It would have to be my Ayn Rand... Just kidding, unless I found a possessed copy of atlas shrugged with her dark soul in it, then I'd keep that for a bonfire some halloween.
I'm a gonna have to do five non-fiction and five fiction, I know I'm probably breaking rules with this but well, its impossible otherwise, its near impossible with that provisio but anyway.
- Bring The Jubilee, Ward Moore, its an alt history in which the southern/confederate states won the US civil war, its also one of the best time travel books I've read and its a book with personal importance to me too for when I read it and what was happening with me at that time.
- Replay, Ken Grimwood, its a good book about the transmigration of the soul or some similar idea from physics or philosophy about eternal recurrence.
- Iron Dragons Daughter, I love this book, its a fantasy masterworks rather than a sci fi masterworks, so far as I know, its a bizarre book and a lot of it is ambiguous content, is this the real life or is this just fantasy?
- Drawing of The Dark, Tim Powers, I love Tim Powers, its a tie between this and Anubis Gates, which I was recommended as the archetypical steampunk novel, it is, although I liked this one as its got some fantastic fantasy themes, some themes about wizards in the west and east whose struggle is the real battle underlying that between western and eastern powers in the siege of vienna, loads of stuff about Finn Macool, King Arthur, The Fisher King and a micro brewery which produces a dark beer/porter, the west has "nothing to fear, so long as we have our beer"

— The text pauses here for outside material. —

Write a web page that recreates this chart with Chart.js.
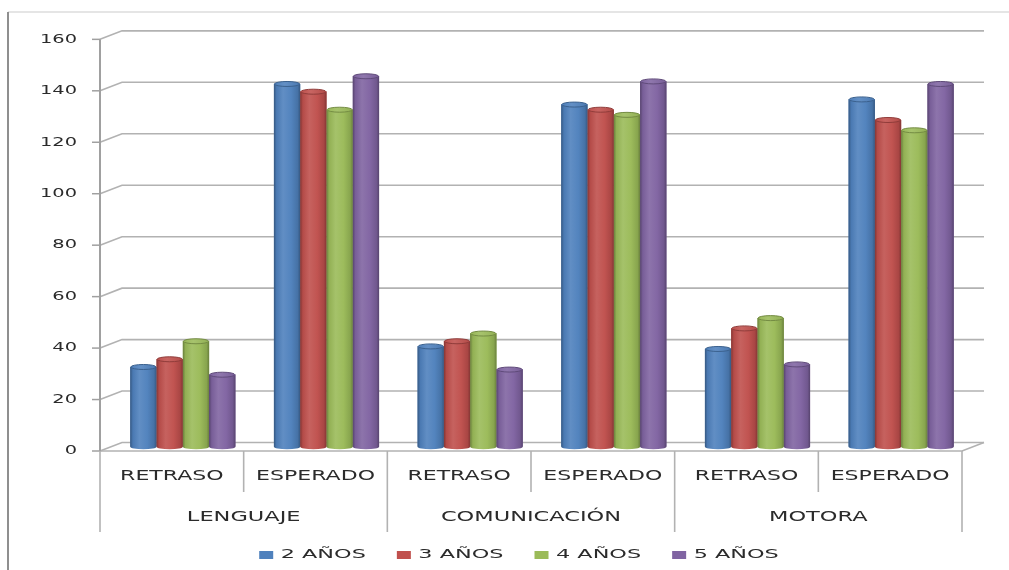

- The Divine Invasion, Philip K Dick, this is a book which I think deserves to become canon as great religiously themed literature, along with Dante's Inferno, Milton's Paradise Lost, its not in that league, but it is a great story of God returning from exile, a splitting in the cosmic personality which explains the existence of evil/satan, whose manifestation as a goat is one of the most memorable in fiction I've ever read
Non-fiction
- The Fear of Freedom, Revision of Psycho-analysis, Man for himself, three books by Erich Fromm tied for first place, the first I thought was the best, outlining what he thought had gone wrong with the society of the Weimer Republic which generated fascism, these features are alive and well today, the revision of psychoanalysis was probably his latest book, describing his differences with the Herbert Marcuse et al, finally man for himself was his sort of counter argument to Freud's Civilisation and Its Discontents, which is largely Freud's attack on the idea of "love others as you do yourself", which he thought was absurd, Fromm persuasively argues the opposite, its the people who deviate too far from that who're absurd
- Essays and Journalism, George Orwell, I dont know if this is still in print, possibly not in the format I read it, there's lots of observations of the mundane but brilliant, like raunchy postcards at the pier, views on salvadore dali (or moral panics), a good essay on the english murder story which is largely about whether or not media was just becoming more sadistic and readers desensitized (I think in part prompted by visiting a "crimes of Germany in the last war" wax works exhibit which was sort of like the SAW movies of its day), plus his diaries from war time, which were pretty surprising, Orwell was a guy who was very honest and I dont think, despite his frequent u-turns, had an ounce of bad faith/bad conscience about him
- The Conquest of Happiness, Bertrand Russell, I read it after his history of western philosophy, which was recommended to me by a member of an orienteering society, echoing their posters which read "Need to know the meaning of life? Try the bible or Bertrand Russell's history of western philosophy, want an excuse to go for a drink on a Sunday, join us", Conquest is better, I try to read it annually as it has true wisdom. It reminds me of who I was at a former time and in a very different context, which on the one hand I really like but on the other makes me cringe, too soon old, too late wise.
- The importance of living, Lin Yutang, I've read this book many times, though strangely never from beginning to end, you dont have to read it that way I think but it is full of a distillation in a way of all of Asian-Chinese culture and philosophy, which I have a lot of time for and its one of the few, really, really biophilious reads that I can think of
I read all the time though, very widely, the good, the bad and indifferent, sacred and profane, I enjoy it all and the humanity its a byproduct of.